La pressione del grilletto.

Nessun Paese ha vissuto più guerre, devastazioni ed atrocità varie a partire dall’attribuzione a tavolino del possesso a titolo personale attribuito a re Leopoldo II del Belgio, che diede il via all’impresa coloniale più sanguinaria della storia, costata oltre undici milioni di vittime. La «pressione del grilletto» è proseguita dopo l’indipendenza provocando mille rivoli di sangue culminati nel genocidio della guerra civile in Ruanda che si è presto riflesso nella parte nordorientale della Repubblica Democratica del Congo, scatenando una serie di conflitti che, scrive il sudafricano Mail and Guardian, ha provocato altri sei milioni di morti e due milioni di sfollati, ostaggio di centinaia di milizie mercenarie o dei ribelli del gruppo M23 sostenuto dal Ruanda. Assume un sinistro valore simbolico il gesto del Belgio: Bruxelles ha fatto omaggio al Congo del dente d’oro strappato da un parà prima dell’esecuzione a Patrice Lumumba, il martire della guerra di indipendenza giustiziato nel 1960. Ma l’importanza della posta in gioco è tale che i concorrenti al grande gioco sono pronti a passare oltre a crimini ed ingiustizie.

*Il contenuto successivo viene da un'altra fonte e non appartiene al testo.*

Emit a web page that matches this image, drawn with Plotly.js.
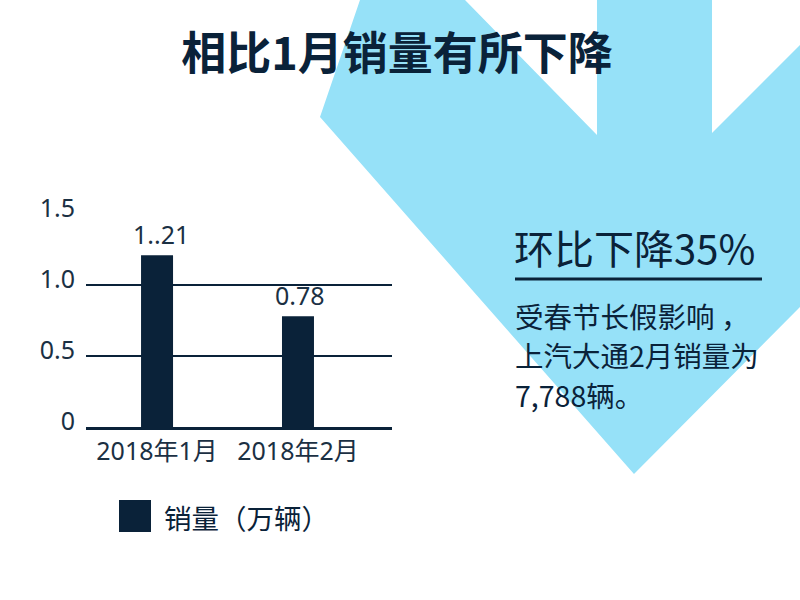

«C’è più cobalto allo stato puro nelle discariche di Kolwezi che nei giacimenti di altri Paesi. E si tratta di cobalto puro, di eccellente qualità»

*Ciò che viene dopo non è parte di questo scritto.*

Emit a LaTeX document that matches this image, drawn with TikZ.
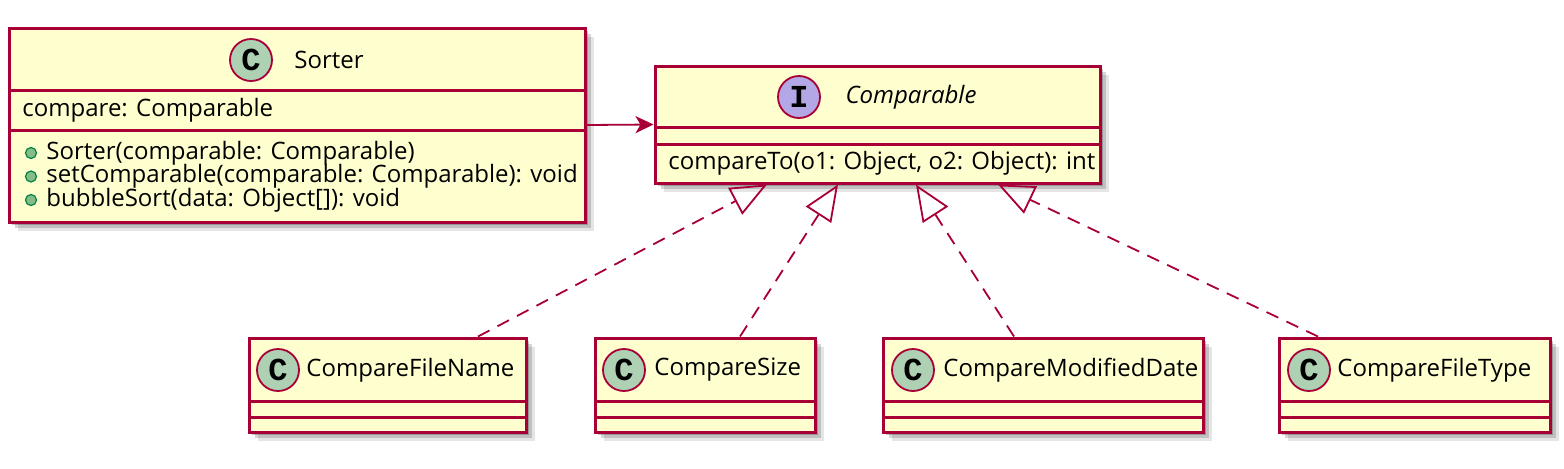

si legge nelle cronache da Kinshasa del New York Times sulla moderna cosa all’oro. «Tutto quello che ho visto in un albergo a sette stelle della capitale sapeva di cobalto: ragazzi in smoking, donne elegantissime nei loro tubini neri e nei loro stiletti con scarpe tacco dodici che risuonavano sul pavimento. Nella lobby ci sono sette lampadari monumentali. E la gente sorseggiava espresso con pasticceria secca all’italiana e muesli per colazione guardando quadri di folclore africano da mille dollari in su in attesa di qualche carico di cobalto dalla provenienza incerta». Mica troppo, per la verità.

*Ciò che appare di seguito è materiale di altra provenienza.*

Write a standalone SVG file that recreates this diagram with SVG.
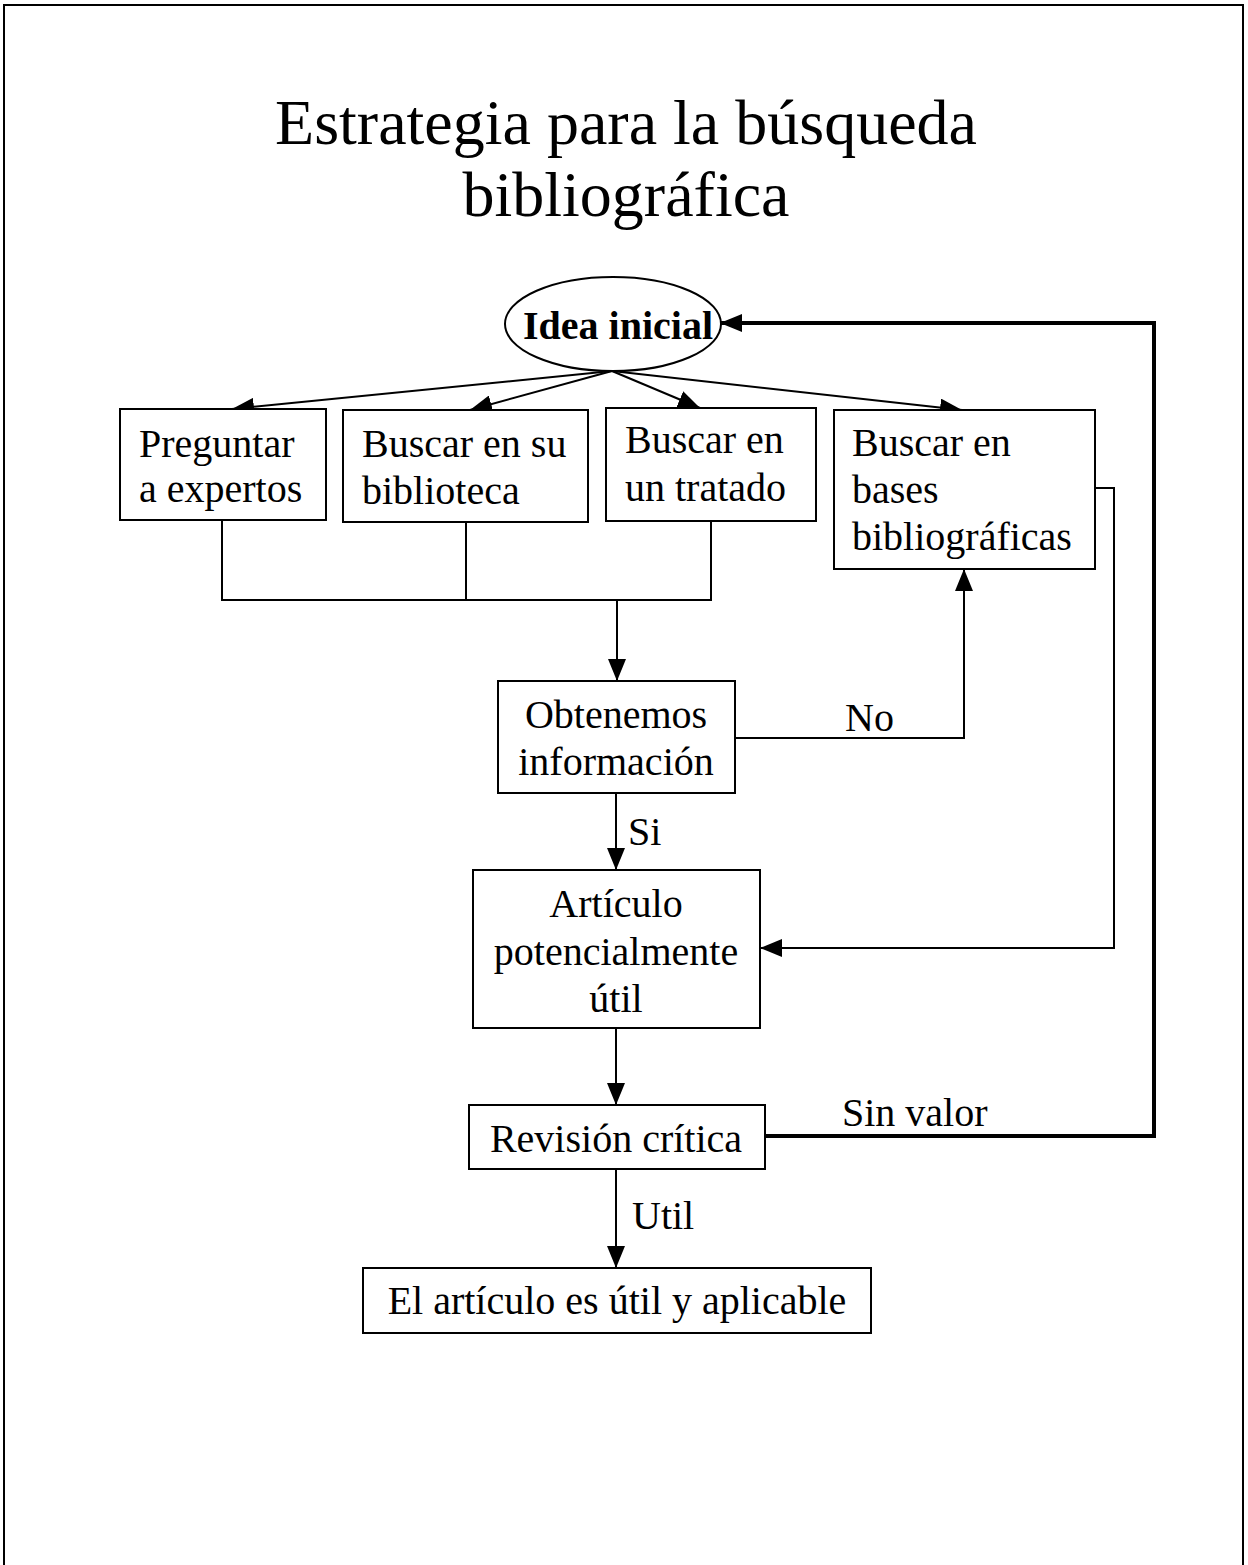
<svg xmlns="http://www.w3.org/2000/svg" width="1248" height="1565" viewBox="0 0 1248 1565">
  <style>
    .box { fill: #ffffff; stroke: #000000; stroke-width: 2; }
    .lbl { font-family: "Liberation Serif", "Times New Roman", serif; font-size: 40px; fill: #000000; }
    .mid { text-anchor: middle; }
    .title { font-family: "Liberation Serif", "Times New Roman", serif; font-size: 64px; fill: #000000; text-anchor: middle; }
    .edge { fill: none; stroke: #000000; stroke-width: 2; }
    .thick { fill: none; stroke: #000000; stroke-width: 4; }
  </style>
  <defs>
    <marker id="arrow" markerUnits="userSpaceOnUse" markerWidth="24" markerHeight="18" refX="22" refY="9" orient="auto">
      <path d="M0,0 L22,9 L0,18 Z" fill="#000000"/>
    </marker>
  </defs>

  <rect x="0" y="0" width="1248" height="1565" fill="#ffffff"/>
  <!-- page frame -->
  <path d="M4,1570 L4,5 L1243,5 L1243,1570" fill="none" stroke="#000000" stroke-width="2"/>

  <!-- heading -->
  <g id="title">
    <text class="title" x="626" y="144">Estrategia para la búsqueda</text>
    <text class="title" x="626" y="216">bibliográfica</text>
  </g>

  <!-- connectors -->
  <g id="connectors">
    <line class="edge" x1="612" y1="371" x2="232" y2="409" marker-end="url(#arrow)"/>
    <line class="edge" x1="612" y1="371" x2="470" y2="410" marker-end="url(#arrow)"/>
    <line class="edge" x1="612" y1="371" x2="700" y2="408" marker-end="url(#arrow)"/>
    <line class="edge" x1="612" y1="371" x2="962" y2="410" marker-end="url(#arrow)"/>
    <polyline class="edge" points="222,520 222,600 711,600 711,521"/>
    <line class="edge" x1="466" y1="522" x2="466" y2="600"/>
    <line class="edge" x1="617" y1="600" x2="617" y2="681" marker-end="url(#arrow)"/>
    <polyline class="edge" points="735,738 964,738 964,569" marker-end="url(#arrow)"/>
    <line class="edge" x1="616" y1="793" x2="616" y2="870" marker-end="url(#arrow)"/>
    <polyline class="edge" points="1095,488 1114,488 1114,948 760,948" marker-end="url(#arrow)"/>
    <line class="edge" x1="616" y1="1028" x2="616" y2="1105" marker-end="url(#arrow)"/>
    <polyline class="thick" points="765,1136 1154,1136 1154,323 720,323" marker-end="url(#arrow)"/>
    <line class="edge" x1="616" y1="1169" x2="616" y2="1268" marker-end="url(#arrow)"/>
    <text class="lbl" x="845" y="731">No</text>
    <text class="lbl" x="628" y="845">Si</text>
    <text class="lbl" x="842" y="1126">Sin valor</text>
    <text class="lbl" x="632" y="1229">Util</text>
  </g>

  <g id="idea-inicial">
    <ellipse cx="613" cy="324" rx="108" ry="47" fill="#ffffff" stroke="#000000" stroke-width="2"/>
    <text class="lbl mid" x="618" y="339" font-weight="bold" font-size="43">Idea inicial</text>
  </g>

  <g id="preguntar-expertos">
    <rect class="box" x="120" y="409" width="206" height="111"/>
    <text class="lbl" x="139" y="457">Preguntar</text>
    <text class="lbl" x="139" y="502">a expertos</text>
  </g>

  <g id="buscar-biblioteca">
    <rect class="box" x="343" y="410" width="245" height="112"/>
    <text class="lbl" x="362" y="457">Buscar en su</text>
    <text class="lbl" x="362" y="504">biblioteca</text>
  </g>

  <g id="buscar-tratado">
    <rect class="box" x="606" y="408" width="210" height="113"/>
    <text class="lbl" x="625" y="453">Buscar en</text>
    <text class="lbl" x="625" y="501">un tratado</text>
  </g>

  <g id="buscar-bases">
    <rect class="box" x="834" y="410" width="261" height="159"/>
    <text class="lbl" x="852" y="456">Buscar en</text>
    <text class="lbl" x="852" y="503">bases</text>
    <text class="lbl" x="852" y="550">bibliográficas</text>
  </g>

  <g id="obtenemos-informacion">
    <rect class="box" x="498" y="681" width="237" height="112"/>
    <text class="lbl mid" x="616" y="728">Obtenemos</text>
    <text class="lbl mid" x="616" y="775">información</text>
  </g>

  <g id="articulo-potencial">
    <rect class="box" x="473" y="870" width="287" height="158"/>
    <text class="lbl mid" x="616" y="917">Artículo</text>
    <text class="lbl mid" x="616" y="965">potencialmente</text>
    <text class="lbl mid" x="616" y="1012">útil</text>
  </g>

  <g id="revision-critica">
    <rect class="box" x="469" y="1105" width="296" height="64"/>
    <text class="lbl mid" x="616" y="1152">Revisión crítica</text>
  </g>

  <g id="articulo-aplicable">
    <rect class="box" x="363" y="1268" width="508" height="65"/>
    <text class="lbl mid" x="617" y="1314">El artículo es útil y aplicable</text>
  </g>
</svg>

Ogni giorno buona parte del mezzo milione di abitanti di Kolwezi (erano diecimila solo dieci anni fa) lavora all’estrazione del cobalto sepolto nelle rocce. Una parte nelle miniere industriali, i più come «scavatori artigianali», in alcuni casi autorizzati, il più delle volte clandestini che si intrufolano di notte nelle miniere o scavano per proprio conto, sfidando il rischio di crolli o altri pericoli. Così li descrive un rapporto delle Nazioni Unite: «A tre anni i bambini sanno distinguere il minerale dalle semplici pietre.  Non passa molto tempo prima che comincino a trascinare i sacchi dei créseurs adulti. Da adolescenti fanno turni pericolosi nei pozzi. Le donne lavano i minerali che, spesso, sono pieni di metalli tossici, talvolta lievemente radioattivi. Ma non c’è pericolo che tenga di fronte alla prospettiva di partecipare alla festa: i soldati inviati nel 2019 per riportare l’ordine in città, di notte lasciavano il fucile in caserma per trasformarsi in Créseurs». Erano scavatori bambini le quaranta vittime di una recente frana in miniera. «Ma il mattino dopo la tragedia – dice un funzionario -i minatori artigianali si sono intrufolati di nuovo dentro il tunnel ed hanno ripreso a scavare». In cambio di poche centinata di dollari che, a quelle latitudini, possono rappresentare una fortuna.